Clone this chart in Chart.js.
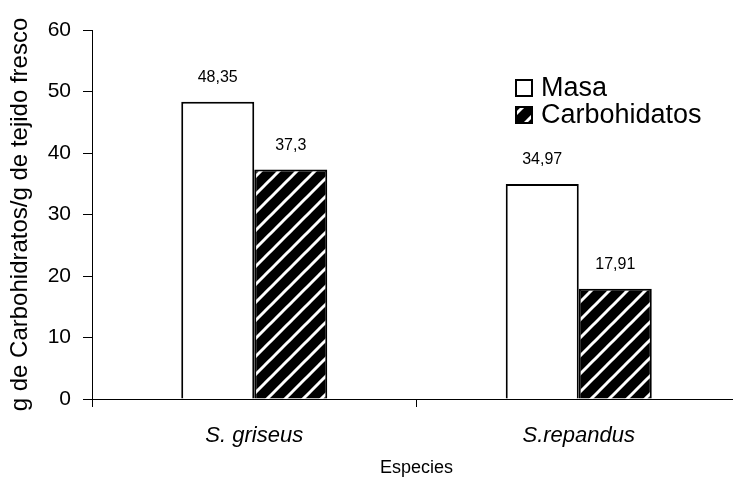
<!DOCTYPE html>
<html>
<head>
<meta charset="utf-8">
<script src="https://cdn.jsdelivr.net/npm/chart.js@4.4.0/dist/chart.umd.min.js"></script>
<style>
  html, body { margin: 0; padding: 0; background: #fff; overflow: hidden; }
</style>
</head>
<body>
<canvas id="myChart" width="745" height="487"></canvas>
<script>
const species = ["S. griseus", "S.repandus"];
const masa = [48.35, 34.97];
const carbohidratos = [37.3, 17.91];
const seriesNames = ["Masa", "Carbohidatos"];
const yMin = 0;
const yMax = 60;
const yStep = 10;

const FONT = '"Liberation Sans", Arial, sans-serif';

// black with white diagonal stripes "/"
function makeStripes() {
  const size = 18;
  const c = document.createElement("canvas");
  c.width = size;
  c.height = size;
  const g = c.getContext("2d");
  g.fillStyle = "#000";
  g.fillRect(0, 0, size, size);
  g.strokeStyle = "#fff";
  g.lineWidth = 3;
  for (let k = -1; k <= 1; k++) {
    g.beginPath();
    g.moveTo(k * size - 2, size + 2);
    g.lineTo(k * size + size + 2, -2);
    g.stroke();
  }
  return g.createPattern(c, "repeat");
}

const stripes = makeStripes();

const valueLabels = {
  id: "valueLabels",
  afterDatasetsDraw(chart) {
    const ctx = chart.ctx;
    ctx.save();
    ctx.font = "16px " + FONT;
    ctx.fillStyle = "#000";
    ctx.textAlign = "center";
    ctx.textBaseline = "alphabetic";
    chart.data.datasets.forEach((ds, i) => {
      chart.getDatasetMeta(i).data.forEach((bar, j) => {
        ctx.fillText(String(ds.data[j]).replace(".", ","), bar.x, bar.y - 20);
      });
    });
    ctx.restore();
  },
};

const boxLegend = {
  id: "boxLegend",
  afterDraw(chart) {
    const ctx = chart.ctx;
    ctx.save();
    ctx.font = "27px " + FONT;
    ctx.textBaseline = "middle";
    ctx.textAlign = "left";
    chart.data.datasets.forEach((ds, i) => {
      const bx = 516;
      const by = 80 + i * 27;
      ctx.fillStyle = ds.backgroundColor;
      ctx.fillRect(bx, by, 16, 16);
      ctx.strokeStyle = "#000";
      ctx.lineWidth = 2;
      ctx.strokeRect(bx, by, 16, 16);
      ctx.fillStyle = "#000";
      ctx.fillText(ds.label, bx + 25, by + 9);
    });
    ctx.restore();
  },
};

const ctx = document.getElementById("myChart").getContext("2d");

const myChart = new Chart(ctx, {
  type: "bar",
  data: {
    labels: species,
    datasets: [
      {
        label: seriesNames[0],
        data: masa,
        backgroundColor: "#fff",
        borderColor: "#000",
        borderWidth: 2,
        categoryPercentage: 0.45,
        barPercentage: 1,
      },
      {
        label: seriesNames[1],
        data: carbohidratos,
        backgroundColor: stripes,
        borderColor: "#000",
        borderWidth: 2,
        categoryPercentage: 0.45,
        barPercentage: 1,
      },
    ],
  },
  options: {
    responsive: false,
    animation: false,
    devicePixelRatio: 1,
    layout: { padding: { top: 30, left: 0, right: 4, bottom: 0 } },
    plugins: {
      legend: { display: false },
      tooltip: { enabled: false },
    },
    scales: {
      x: {
        offset: true,
        grid: {
          offset: true,
          drawOnChartArea: false,
          drawTicks: true,
          tickLength: 8,
          color: "#000",
        },
        border: { color: "#000", width: 1 },
        ticks: {
          color: "#000",
          padding: 16,
          font: { family: FONT, size: 22, style: "italic" },
        },
        title: {
          display: true,
          text: "Especies",
          color: "#000",
          font: { family: FONT, size: 18 },
          padding: { top: 4, bottom: 8 },
        },
        afterFit(scale) {
          scale.height = 88;
        },
      },
      y: {
        min: yMin,
        max: yMax,
        grid: {
          drawOnChartArea: false,
          drawTicks: true,
          tickLength: 9,
          color: "#000",
        },
        border: { color: "#000", width: 1 },
        ticks: {
          stepSize: yStep,
          color: "#000",
          padding: 12,
          font: { family: FONT, size: 21 },
        },
        title: {
          display: true,
          text: "g de Carbohidratos/g de tejido fresco",
          color: "#000",
          font: { family: FONT, size: 24 },
          padding: { top: 6, bottom: 4 },
        },
        afterFit(scale) {
          scale.width = 92;
        },
      },
    },
  },
  plugins: [valueLabels, boxLegend],
});
</script>
</body>
</html>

**STATED GOAL**
Transcribe the whole listing, character for character, but not its images.

**RESULT OF THE EXERCISE**
Clone this chart in Chart.js.
<!DOCTYPE html>
<html>
<head>
<meta charset="utf-8">
<script src="https://cdn.jsdelivr.net/npm/chart.js@4.4.0/dist/chart.umd.min.js"></script>
<style>
  html, body { margin: 0; padding: 0; background: #fff; overflow: hidden; }
</style>
</head>
<body>
<canvas id="myChart" width="745" height="487"></canvas>
<script>
const species = ["S. griseus", "S.repandus"];
const masa = [48.35, 34.97];
const carbohidratos = [37.3, 17.91];
const seriesNames = ["Masa", "Carbohidatos"];
const yMin = 0;
const yMax = 60;
const yStep = 10;

const FONT = '"Liberation Sans", Arial, sans-serif';

// black with white diagonal stripes "/"
function makeStripes() {
  const size = 18;
  const c = document.createElement("canvas");
  c.width = size;
  c.height = size;
  const g = c.getContext("2d");
  g.fillStyle = "#000";
  g.fillRect(0, 0, size, size);
  g.strokeStyle = "#fff";
  g.lineWidth = 3;
  for (let k = -1; k <= 1; k++) {
    g.beginPath();
    g.moveTo(k * size - 2, size + 2);
    g.lineTo(k * size + size + 2, -2);
    g.stroke();
  }
  return g.createPattern(c, "repeat");
}

const stripes = makeStripes();

const valueLabels = {
  id: "valueLabels",
  afterDatasetsDraw(chart) {
    const ctx = chart.ctx;
    ctx.save();
    ctx.font = "16px " + FONT;
    ctx.fillStyle = "#000";
    ctx.textAlign = "center";
    ctx.textBaseline = "alphabetic";
    chart.data.datasets.forEach((ds, i) => {
      chart.getDatasetMeta(i).data.forEach((bar, j) => {
        ctx.fillText(String(ds.data[j]).replace(".", ","), bar.x, bar.y - 20);
      });
    });
    ctx.restore();
  },
};

const boxLegend = {
  id: "boxLegend",
  afterDraw(chart) {
    const ctx = chart.ctx;
    ctx.save();
    ctx.font = "27px " + FONT;
    ctx.textBaseline = "middle";
    ctx.textAlign = "left";
    chart.data.datasets.forEach((ds, i) => {
      const bx = 516;
      const by = 80 + i * 27;
      ctx.fillStyle = ds.backgroundColor;
      ctx.fillRect(bx, by, 16, 16);
      ctx.strokeStyle = "#000";
      ctx.lineWidth = 2;
      ctx.strokeRect(bx, by, 16, 16);
      ctx.fillStyle = "#000";
      ctx.fillText(ds.label, bx + 25, by + 9);
    });
    ctx.restore();
  },
};

const ctx = document.getElementById("myChart").getContext("2d");

const myChart = new Chart(ctx, {
  type: "bar",
  data: {
    labels: species,
    datasets: [
      {
        label: seriesNames[0],
        data: masa,
        backgroundColor: "#fff",
        borderColor: "#000",
        borderWidth: 2,
        categoryPercentage: 0.45,
        barPercentage: 1,
      },
      {
        label: seriesNames[1],
        data: carbohidratos,
        backgroundColor: stripes,
        borderColor: "#000",
        borderWidth: 2,
        categoryPercentage: 0.45,
        barPercentage: 1,
      },
    ],
  },
  options: {
    responsive: false,
    animation: false,
    devicePixelRatio: 1,
    layout: { padding: { top: 30, left: 0, right: 4, bottom: 0 } },
    plugins: {
      legend: { display: false },
      tooltip: { enabled: false },
    },
    scales: {
      x: {
        offset: true,
        grid: {
          offset: true,
          drawOnChartArea: false,
          drawTicks: true,
          tickLength: 8,
          color: "#000",
        },
        border: { color: "#000", width: 1 },
        ticks: {
          color: "#000",
          padding: 16,
          font: { family: FONT, size: 22, style: "italic" },
        },
        title: {
          display: true,
          text: "Especies",
          color: "#000",
          font: { family: FONT, size: 18 },
          padding: { top: 4, bottom: 8 },
        },
        afterFit(scale) {
          scale.height = 88;
        },
      },
      y: {
        min: yMin,
        max: yMax,
        grid: {
          drawOnChartArea: false,
          drawTicks: true,
          tickLength: 9,
          color: "#000",
        },
        border: { color: "#000", width: 1 },
        ticks: {
          stepSize: yStep,
          color: "#000",
          padding: 12,
          font: { family: FONT, size: 21 },
        },
        title: {
          display: true,
          text: "g de Carbohidratos/g de tejido fresco",
          color: "#000",
          font: { family: FONT, size: 24 },
          padding: { top: 6, bottom: 4 },
        },
        afterFit(scale) {
          scale.width = 92;
        },
      },
    },
  },
  plugins: [valueLabels, boxLegend],
});
</script>
</body>
</html>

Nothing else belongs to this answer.